[Written task] Only the lines from the start of the data to the line containing "pw, ph = W - L - R, H - T - B", both included, should be output, exactly and without pictures.

[begin Rows]

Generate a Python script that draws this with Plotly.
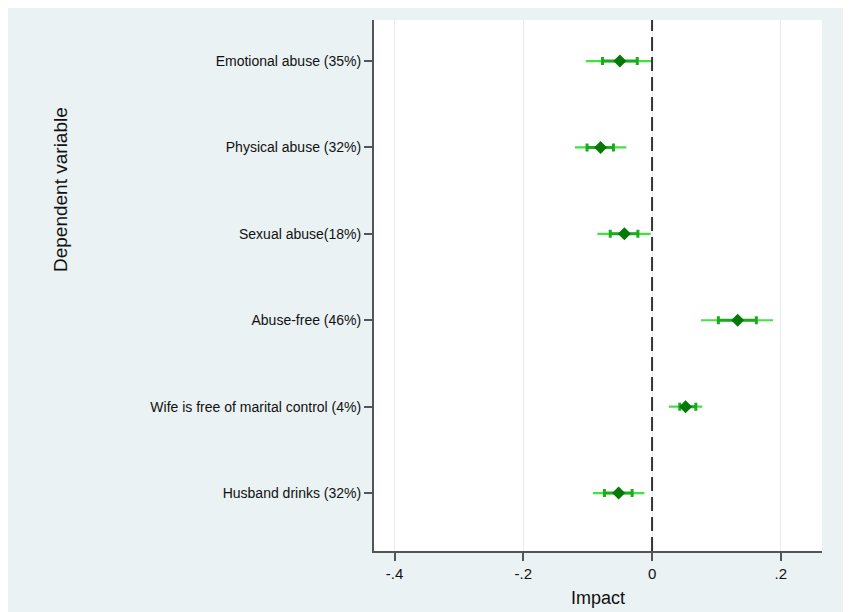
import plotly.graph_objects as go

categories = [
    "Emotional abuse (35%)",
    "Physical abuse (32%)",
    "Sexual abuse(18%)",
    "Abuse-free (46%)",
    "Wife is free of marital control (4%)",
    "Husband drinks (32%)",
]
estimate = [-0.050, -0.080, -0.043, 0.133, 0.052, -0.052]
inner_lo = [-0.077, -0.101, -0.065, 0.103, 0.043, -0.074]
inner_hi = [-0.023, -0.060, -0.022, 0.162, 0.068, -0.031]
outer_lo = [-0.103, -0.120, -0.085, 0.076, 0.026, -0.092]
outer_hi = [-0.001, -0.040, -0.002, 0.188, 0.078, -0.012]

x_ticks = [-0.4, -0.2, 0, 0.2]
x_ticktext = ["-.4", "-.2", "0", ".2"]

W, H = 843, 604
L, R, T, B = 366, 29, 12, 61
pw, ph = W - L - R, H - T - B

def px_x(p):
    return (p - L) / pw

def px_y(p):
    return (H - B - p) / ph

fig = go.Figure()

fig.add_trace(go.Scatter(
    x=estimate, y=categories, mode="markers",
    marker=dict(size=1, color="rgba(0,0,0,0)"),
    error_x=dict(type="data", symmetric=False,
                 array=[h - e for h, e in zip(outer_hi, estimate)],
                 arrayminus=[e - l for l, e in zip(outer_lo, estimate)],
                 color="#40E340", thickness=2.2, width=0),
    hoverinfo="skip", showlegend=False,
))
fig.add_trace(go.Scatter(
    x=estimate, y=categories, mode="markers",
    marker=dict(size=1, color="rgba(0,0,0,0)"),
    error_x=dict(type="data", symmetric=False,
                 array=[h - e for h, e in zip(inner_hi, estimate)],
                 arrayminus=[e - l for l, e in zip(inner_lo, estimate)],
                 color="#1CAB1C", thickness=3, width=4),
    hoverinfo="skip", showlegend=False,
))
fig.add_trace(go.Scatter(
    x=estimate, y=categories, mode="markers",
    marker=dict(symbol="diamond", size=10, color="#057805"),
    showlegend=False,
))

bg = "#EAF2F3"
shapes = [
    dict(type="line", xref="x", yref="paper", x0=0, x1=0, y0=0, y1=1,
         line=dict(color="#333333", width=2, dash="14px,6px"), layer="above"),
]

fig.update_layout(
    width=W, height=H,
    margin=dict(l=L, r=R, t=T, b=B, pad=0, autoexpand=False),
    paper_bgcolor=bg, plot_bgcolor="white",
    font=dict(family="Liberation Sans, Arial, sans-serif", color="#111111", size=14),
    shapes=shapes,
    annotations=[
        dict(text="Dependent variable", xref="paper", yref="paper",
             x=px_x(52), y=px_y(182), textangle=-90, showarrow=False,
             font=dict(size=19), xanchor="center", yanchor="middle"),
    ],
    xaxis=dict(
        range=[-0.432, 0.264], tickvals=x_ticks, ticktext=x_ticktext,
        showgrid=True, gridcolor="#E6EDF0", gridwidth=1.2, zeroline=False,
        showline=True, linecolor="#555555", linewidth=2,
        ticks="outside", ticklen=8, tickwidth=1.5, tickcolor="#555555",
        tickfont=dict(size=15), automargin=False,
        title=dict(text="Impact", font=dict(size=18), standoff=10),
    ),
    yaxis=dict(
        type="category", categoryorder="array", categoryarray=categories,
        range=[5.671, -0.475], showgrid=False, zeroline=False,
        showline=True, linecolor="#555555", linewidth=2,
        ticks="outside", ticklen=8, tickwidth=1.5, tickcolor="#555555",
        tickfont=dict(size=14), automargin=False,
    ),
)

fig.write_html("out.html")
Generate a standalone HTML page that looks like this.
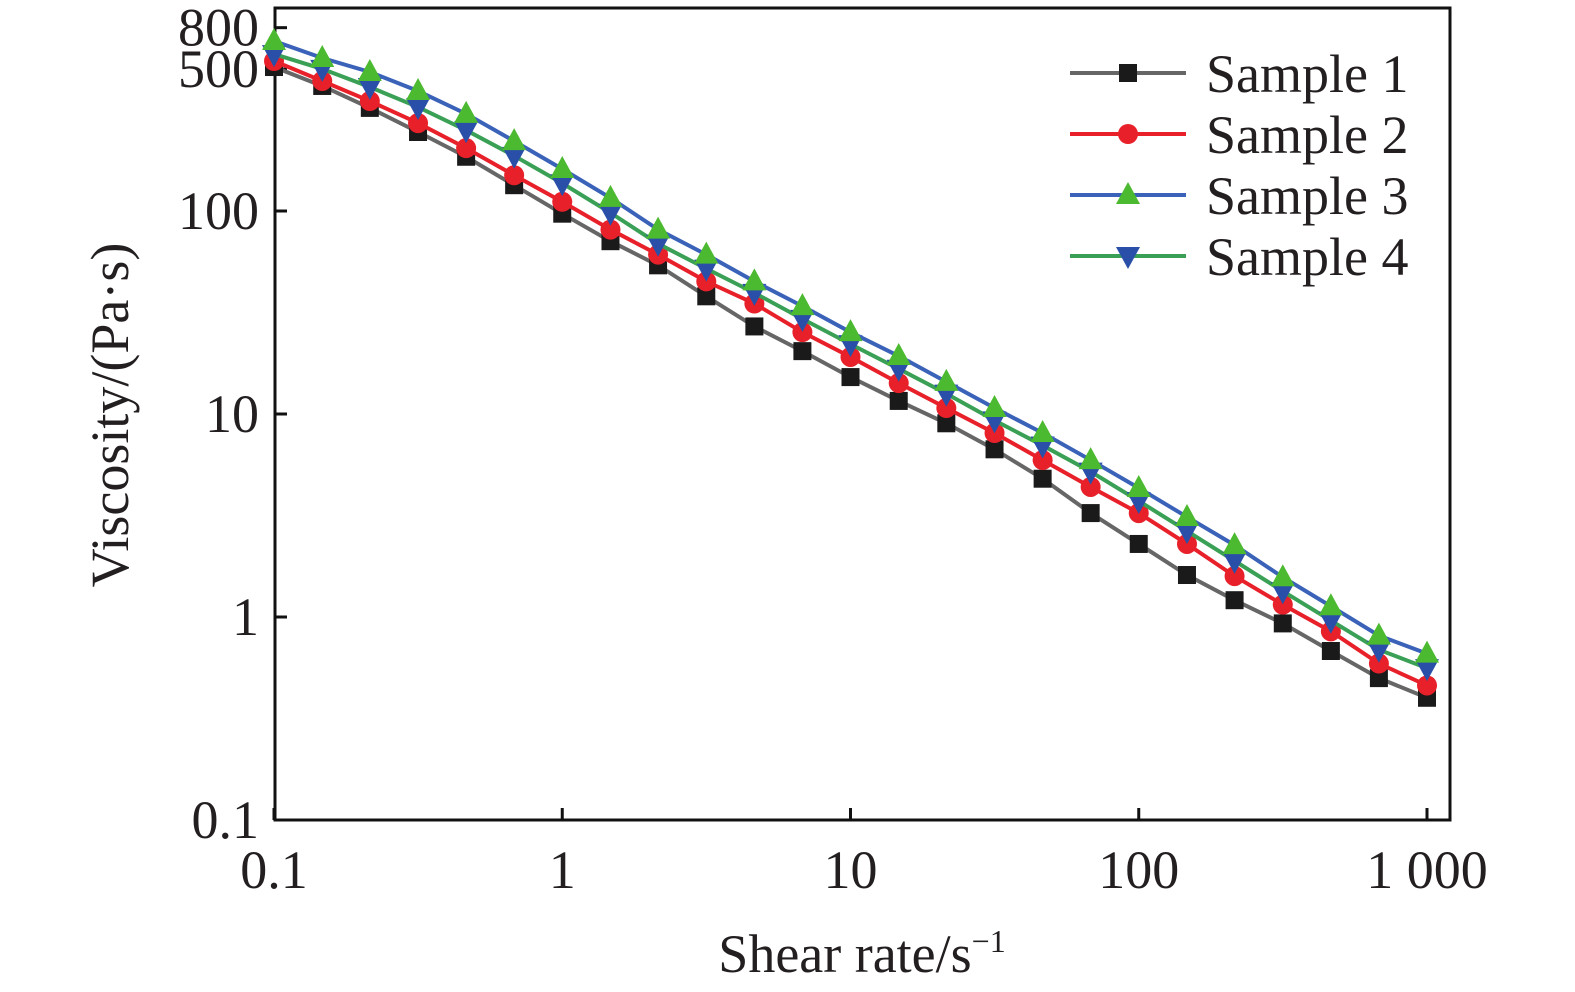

[end Rows]

[Output]
Generate a Python script that draws this with Plotly.
import plotly.graph_objects as go

categories = [
    "Emotional abuse (35%)",
    "Physical abuse (32%)",
    "Sexual abuse(18%)",
    "Abuse-free (46%)",
    "Wife is free of marital control (4%)",
    "Husband drinks (32%)",
]
estimate = [-0.050, -0.080, -0.043, 0.133, 0.052, -0.052]
inner_lo = [-0.077, -0.101, -0.065, 0.103, 0.043, -0.074]
inner_hi = [-0.023, -0.060, -0.022, 0.162, 0.068, -0.031]
outer_lo = [-0.103, -0.120, -0.085, 0.076, 0.026, -0.092]
outer_hi = [-0.001, -0.040, -0.002, 0.188, 0.078, -0.012]

x_ticks = [-0.4, -0.2, 0, 0.2]
x_ticktext = ["-.4", "-.2", "0", ".2"]

W, H = 843, 604
L, R, T, B = 366, 29, 12, 61
pw, ph = W - L - R, H - T - B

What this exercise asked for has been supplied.